Tal vez el mayor realismo es el de la revista de las líneas aéreas Safi, de Afganistán. En un reportaje de 2010 sobre Herat, la tercera ciudad del país, el autor presume de que durante toda su visita no hubo más que un apagón eléctrico. Aún mejor: “Dentro de Herat, se puede sentir e incluso saborear el progreso: miles de hogares tienen ya acceso a agua potable. Algo poco habitual en una ciudad afgana”. Del hombre fuerte de Herat, Ismail Khan, el rebelde muyahidín que encabezó la resistencia local afgana contra los soviéticos, se dice que es “un caudillo, pero también alguien que reinvirtió el dinero que sacaba de los comerciantes y el floreciente comercio entre Irán y Afganistán”. El artículo elogia a Khan -hoy ministro de Energía- por conservar las infraestructuras de Herat en vez de destruirlas o dejar que se deteriorasen, como sucedió en otras partes del país. Y es verdad: durante mucho tiempo, se consideró que Herat era más estable que Kabul, hasta que, la primavera pasada, un brote de violencia y una serie de atentados suicidas golpearon la ciudad. Claro que, con los peligros de actos violentos y secuestros, la mejor forma de llegar allí es volar. “No es recomendable”, reconoce el autor, “ir por carretera de Kabul a Herat”.

Este pragmatismo tan chocante es deliberado. Como el director de la revista, Christian Marks, dijo a Der Spiegel en 2010, “quienes vuelan con Safi Airways a Afganistán no son los típicos turistas; en su mayoría están trabajando allí. Son diplomáticos, trabajadores de organizaciones de ayuda o empleados de empresas de seguridad. Con ellos no hay por qué fingir”.

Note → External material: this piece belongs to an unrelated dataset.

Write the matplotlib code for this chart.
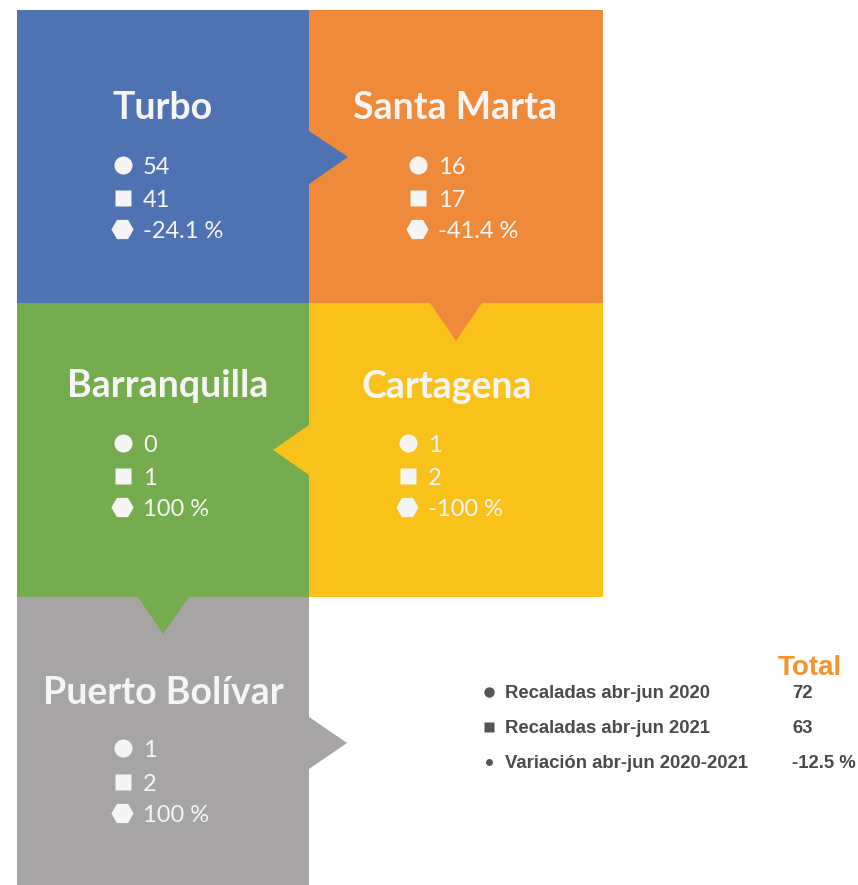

La creación de una plataforma publicitaria para todas las empresas que trabajan en regiones peligrosas fue un golpe de genialidad comercial, y las páginas de la revista están llenas de anuncios especialmente dedicados a zonas de guerra: “En áreas de conflicto, conduzca un vehículo blindado de GSG. Vehículos blindados. Calidades alemanas”. ¿En qué otro lugar puede verse la publicidad de una urbanización vallada que se va a construir cerca del aeropuerto de Kabul? “No es solo una LSA”, promete el anuncio, con las siglas en inglés del término militar “área de apoyo logístico”, “sino una comunidad totalmente segura” para uso “personal y de oficinas”. ¡Tan magnífica, que nunca tendrá que salir!

Otros artículos de la revista de Safi hacen también referencia a las extraordinarias necesidades de Afganistán. En una sección titulada “Seguridad”, se aconseja a los occidentales que “permanezcan muy alejados” de los convoyes militares y se les advierte de que “de vez en cuando estallan disturbios que suelen ir acompañados de saqueos; permanezcan alejados de ellos porque las autoridades reaccionan empleando fuerza letal”. Otro artículo destaca que un popular lugar de paseo para los extranjeros es la colina de Bibi Mahru, que tiene unas “vistas decentes”, aunque, en la cima, “la piscina olímpica que construyeron los rusos” “no ha estado llena casi nunca por las dificultades de llevar agua hasta arriba. Durante la guerra, el trampolín se hizo famoso como sitio de ejecuciones”.

No hay duda de que estas historias habrían herido la sensibilidad de los viajeros de guante blanco en la edad dorada de la aviación comercial. Pero Pan Am tuvo que cerrar, y a estas compañías les va muy bien el negocio.